Data listing:
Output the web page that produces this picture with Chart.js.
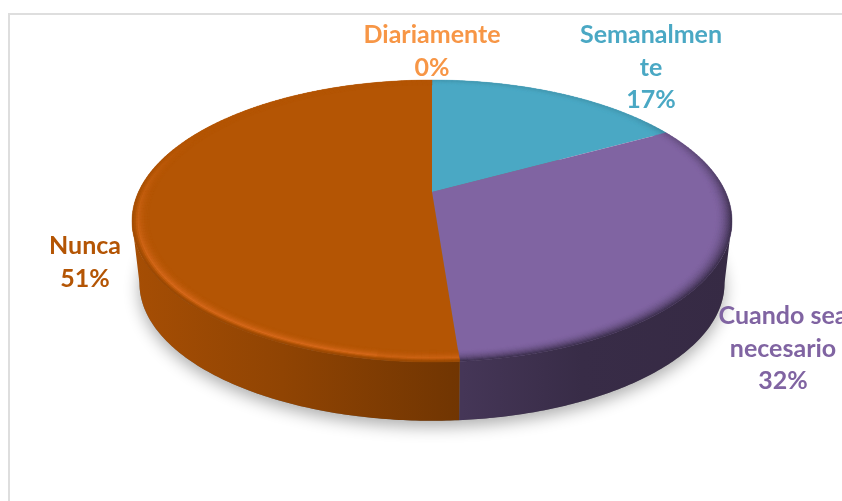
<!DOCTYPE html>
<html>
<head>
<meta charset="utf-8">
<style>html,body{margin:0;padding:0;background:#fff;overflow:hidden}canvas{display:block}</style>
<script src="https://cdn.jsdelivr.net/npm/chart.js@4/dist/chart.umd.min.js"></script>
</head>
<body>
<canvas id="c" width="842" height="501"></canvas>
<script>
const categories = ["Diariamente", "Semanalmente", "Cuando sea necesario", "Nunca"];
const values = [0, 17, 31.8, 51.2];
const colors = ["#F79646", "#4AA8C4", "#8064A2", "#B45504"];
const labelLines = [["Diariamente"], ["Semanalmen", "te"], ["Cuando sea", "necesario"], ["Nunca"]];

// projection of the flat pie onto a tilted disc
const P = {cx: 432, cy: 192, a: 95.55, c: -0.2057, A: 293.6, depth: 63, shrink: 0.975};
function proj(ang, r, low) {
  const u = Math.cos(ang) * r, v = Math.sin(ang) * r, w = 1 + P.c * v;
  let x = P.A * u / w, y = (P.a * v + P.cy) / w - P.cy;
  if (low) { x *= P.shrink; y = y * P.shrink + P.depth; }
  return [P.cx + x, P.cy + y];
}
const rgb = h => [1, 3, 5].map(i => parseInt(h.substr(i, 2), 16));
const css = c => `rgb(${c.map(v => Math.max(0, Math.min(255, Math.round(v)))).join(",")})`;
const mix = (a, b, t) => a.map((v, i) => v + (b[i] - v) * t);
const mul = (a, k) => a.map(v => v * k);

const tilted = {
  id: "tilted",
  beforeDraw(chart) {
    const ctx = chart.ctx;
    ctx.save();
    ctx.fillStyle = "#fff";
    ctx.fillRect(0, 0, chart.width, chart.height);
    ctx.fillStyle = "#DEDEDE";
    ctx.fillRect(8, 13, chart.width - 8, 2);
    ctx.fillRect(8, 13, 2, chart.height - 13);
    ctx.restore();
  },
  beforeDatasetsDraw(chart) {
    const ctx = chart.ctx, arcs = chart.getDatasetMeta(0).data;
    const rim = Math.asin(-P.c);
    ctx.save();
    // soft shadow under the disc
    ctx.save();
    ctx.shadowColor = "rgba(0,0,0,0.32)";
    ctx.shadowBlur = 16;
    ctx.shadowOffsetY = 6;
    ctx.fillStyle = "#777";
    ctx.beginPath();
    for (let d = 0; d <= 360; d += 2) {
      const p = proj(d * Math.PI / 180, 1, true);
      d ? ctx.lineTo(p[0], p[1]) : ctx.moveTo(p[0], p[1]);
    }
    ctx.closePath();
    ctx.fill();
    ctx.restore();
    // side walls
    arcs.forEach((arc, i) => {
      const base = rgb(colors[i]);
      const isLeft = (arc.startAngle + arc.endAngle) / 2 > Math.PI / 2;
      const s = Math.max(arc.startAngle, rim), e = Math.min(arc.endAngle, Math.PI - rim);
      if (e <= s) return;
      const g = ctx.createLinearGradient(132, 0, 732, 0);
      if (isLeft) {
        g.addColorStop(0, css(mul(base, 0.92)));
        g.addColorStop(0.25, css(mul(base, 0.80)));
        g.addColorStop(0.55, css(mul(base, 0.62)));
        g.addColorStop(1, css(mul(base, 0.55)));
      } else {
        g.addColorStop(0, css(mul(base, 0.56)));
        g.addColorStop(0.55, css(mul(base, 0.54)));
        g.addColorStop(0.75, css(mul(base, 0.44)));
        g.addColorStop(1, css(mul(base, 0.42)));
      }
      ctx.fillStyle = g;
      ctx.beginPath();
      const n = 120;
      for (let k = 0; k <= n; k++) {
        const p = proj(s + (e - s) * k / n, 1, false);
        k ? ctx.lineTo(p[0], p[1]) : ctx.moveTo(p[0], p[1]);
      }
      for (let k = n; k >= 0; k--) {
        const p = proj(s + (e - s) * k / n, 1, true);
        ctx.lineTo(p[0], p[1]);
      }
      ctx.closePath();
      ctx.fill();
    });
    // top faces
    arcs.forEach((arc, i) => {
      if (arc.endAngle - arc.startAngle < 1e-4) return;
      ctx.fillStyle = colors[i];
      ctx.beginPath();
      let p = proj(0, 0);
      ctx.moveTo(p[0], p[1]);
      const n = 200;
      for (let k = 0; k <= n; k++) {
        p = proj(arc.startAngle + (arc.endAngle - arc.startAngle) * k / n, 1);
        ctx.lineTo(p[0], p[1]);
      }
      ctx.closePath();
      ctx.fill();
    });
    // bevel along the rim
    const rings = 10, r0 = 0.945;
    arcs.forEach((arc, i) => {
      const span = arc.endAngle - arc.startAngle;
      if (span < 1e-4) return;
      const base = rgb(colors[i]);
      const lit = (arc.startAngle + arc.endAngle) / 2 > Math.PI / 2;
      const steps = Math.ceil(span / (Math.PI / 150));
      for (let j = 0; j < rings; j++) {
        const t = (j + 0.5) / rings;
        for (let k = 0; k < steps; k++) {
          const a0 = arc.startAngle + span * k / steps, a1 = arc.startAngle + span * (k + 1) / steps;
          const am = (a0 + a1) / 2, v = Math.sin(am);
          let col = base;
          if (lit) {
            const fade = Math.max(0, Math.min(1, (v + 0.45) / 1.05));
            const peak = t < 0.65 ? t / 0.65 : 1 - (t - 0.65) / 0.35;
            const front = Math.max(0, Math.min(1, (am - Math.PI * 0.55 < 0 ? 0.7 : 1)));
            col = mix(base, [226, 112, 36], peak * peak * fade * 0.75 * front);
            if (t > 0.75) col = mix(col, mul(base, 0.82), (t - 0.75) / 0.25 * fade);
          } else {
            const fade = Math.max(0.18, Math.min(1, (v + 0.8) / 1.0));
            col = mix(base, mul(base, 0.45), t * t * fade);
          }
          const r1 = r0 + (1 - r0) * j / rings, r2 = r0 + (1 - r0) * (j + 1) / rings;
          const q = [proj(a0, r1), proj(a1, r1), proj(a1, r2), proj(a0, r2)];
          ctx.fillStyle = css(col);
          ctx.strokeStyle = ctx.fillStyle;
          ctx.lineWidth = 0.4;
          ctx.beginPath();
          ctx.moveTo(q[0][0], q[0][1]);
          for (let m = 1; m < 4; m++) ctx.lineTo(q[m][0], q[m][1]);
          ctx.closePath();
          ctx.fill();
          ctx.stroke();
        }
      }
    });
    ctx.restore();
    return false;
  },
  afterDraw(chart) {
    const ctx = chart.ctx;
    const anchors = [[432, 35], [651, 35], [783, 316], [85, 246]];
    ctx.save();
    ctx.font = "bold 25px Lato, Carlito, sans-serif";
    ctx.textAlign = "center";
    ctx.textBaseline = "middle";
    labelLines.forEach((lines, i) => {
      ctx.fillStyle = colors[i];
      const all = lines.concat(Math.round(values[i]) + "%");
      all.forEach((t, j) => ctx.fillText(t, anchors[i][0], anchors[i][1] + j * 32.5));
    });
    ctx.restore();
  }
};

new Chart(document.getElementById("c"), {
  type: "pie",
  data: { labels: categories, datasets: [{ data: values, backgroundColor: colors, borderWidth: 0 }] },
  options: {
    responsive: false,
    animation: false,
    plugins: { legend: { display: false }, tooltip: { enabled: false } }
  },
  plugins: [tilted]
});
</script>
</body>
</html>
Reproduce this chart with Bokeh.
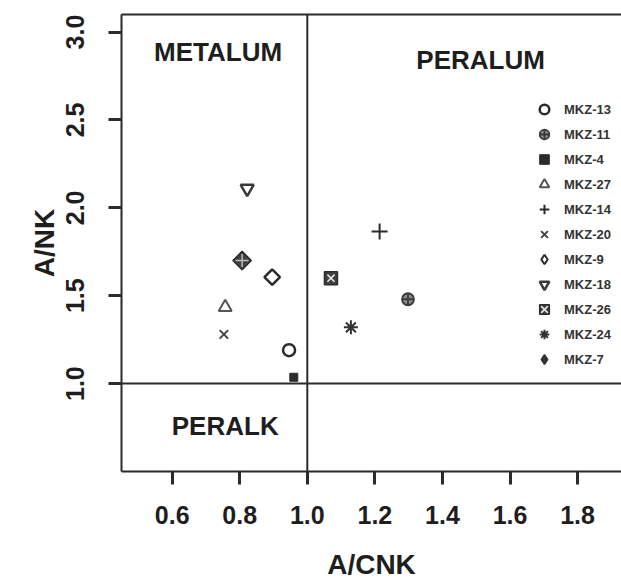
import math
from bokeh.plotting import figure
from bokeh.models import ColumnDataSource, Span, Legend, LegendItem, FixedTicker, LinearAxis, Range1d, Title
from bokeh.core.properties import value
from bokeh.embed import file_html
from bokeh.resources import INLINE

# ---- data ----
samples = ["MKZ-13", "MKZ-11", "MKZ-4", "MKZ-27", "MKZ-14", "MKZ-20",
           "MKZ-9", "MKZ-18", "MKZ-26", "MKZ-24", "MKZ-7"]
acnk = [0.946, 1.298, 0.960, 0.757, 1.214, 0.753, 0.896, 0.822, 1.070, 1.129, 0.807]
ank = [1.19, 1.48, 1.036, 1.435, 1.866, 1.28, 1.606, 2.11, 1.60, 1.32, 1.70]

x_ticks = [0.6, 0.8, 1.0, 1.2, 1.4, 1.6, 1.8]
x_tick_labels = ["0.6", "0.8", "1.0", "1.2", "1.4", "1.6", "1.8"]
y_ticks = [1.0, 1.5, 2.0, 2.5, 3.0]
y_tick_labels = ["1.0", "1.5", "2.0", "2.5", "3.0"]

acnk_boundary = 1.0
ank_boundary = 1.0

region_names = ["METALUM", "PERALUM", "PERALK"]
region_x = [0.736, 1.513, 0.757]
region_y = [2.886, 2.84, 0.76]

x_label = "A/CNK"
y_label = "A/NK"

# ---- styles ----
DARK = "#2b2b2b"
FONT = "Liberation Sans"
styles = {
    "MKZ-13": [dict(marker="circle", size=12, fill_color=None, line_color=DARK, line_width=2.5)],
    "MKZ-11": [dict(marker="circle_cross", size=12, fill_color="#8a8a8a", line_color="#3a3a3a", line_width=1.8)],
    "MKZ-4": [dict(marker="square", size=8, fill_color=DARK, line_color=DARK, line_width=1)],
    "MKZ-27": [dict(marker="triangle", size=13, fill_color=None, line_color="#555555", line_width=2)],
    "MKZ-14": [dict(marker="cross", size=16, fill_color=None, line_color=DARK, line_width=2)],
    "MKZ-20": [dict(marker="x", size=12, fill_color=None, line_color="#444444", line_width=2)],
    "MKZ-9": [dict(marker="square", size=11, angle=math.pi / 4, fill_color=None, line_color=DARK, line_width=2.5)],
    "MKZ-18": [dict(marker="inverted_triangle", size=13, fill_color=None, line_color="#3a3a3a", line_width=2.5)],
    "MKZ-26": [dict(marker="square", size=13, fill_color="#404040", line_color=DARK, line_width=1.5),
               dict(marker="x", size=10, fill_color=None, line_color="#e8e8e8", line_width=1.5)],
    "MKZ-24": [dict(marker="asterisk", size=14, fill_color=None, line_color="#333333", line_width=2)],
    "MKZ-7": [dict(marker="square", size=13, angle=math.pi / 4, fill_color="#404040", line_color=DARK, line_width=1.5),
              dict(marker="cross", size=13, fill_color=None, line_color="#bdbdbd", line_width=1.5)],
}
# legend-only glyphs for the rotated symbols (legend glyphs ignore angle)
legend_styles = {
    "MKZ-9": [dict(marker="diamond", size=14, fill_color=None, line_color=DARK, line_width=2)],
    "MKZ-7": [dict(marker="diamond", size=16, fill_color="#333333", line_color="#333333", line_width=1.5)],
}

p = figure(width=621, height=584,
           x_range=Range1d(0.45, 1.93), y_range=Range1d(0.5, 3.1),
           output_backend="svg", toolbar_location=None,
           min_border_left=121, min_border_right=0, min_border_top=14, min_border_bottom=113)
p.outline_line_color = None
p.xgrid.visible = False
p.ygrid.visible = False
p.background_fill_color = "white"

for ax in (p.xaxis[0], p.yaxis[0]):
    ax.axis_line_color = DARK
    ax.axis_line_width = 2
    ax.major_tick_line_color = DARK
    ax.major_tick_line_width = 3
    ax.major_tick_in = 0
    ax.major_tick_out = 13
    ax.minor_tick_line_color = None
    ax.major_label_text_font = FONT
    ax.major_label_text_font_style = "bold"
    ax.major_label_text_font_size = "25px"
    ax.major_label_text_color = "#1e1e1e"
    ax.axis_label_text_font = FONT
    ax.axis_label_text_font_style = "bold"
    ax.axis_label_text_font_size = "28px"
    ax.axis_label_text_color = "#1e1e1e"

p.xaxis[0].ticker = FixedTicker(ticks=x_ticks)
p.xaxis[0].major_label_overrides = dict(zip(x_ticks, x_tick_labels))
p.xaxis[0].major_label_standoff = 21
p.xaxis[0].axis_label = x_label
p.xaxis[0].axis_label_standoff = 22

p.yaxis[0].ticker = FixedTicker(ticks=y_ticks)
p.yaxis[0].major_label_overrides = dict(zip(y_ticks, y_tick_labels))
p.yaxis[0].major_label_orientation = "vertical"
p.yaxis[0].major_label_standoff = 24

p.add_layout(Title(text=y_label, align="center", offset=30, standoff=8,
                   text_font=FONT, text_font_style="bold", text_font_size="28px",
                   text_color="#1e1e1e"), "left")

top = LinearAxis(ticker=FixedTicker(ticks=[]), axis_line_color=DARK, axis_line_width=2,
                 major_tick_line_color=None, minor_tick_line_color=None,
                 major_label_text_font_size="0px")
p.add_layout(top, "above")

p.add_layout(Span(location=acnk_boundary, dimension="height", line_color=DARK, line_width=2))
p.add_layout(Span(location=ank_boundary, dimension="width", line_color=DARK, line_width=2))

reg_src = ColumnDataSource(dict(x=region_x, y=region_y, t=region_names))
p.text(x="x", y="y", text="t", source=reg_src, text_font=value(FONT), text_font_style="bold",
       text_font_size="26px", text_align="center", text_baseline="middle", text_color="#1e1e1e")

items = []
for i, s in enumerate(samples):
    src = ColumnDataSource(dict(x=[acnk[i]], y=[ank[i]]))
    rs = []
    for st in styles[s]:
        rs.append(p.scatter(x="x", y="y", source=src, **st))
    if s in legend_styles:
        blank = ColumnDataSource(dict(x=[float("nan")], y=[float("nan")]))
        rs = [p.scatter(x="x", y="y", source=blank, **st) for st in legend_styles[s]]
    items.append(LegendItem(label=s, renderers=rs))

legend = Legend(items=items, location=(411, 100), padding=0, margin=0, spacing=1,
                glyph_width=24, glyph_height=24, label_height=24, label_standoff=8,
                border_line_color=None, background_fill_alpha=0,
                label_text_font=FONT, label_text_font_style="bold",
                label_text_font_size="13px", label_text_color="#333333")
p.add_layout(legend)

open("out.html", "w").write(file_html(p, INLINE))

- Aim of the exercise:
Go through the material above and copy each line that has the word "this".

- Exercise answer:
Output the web page that produces this picture with Chart.js.
Reproduce this chart with Bokeh.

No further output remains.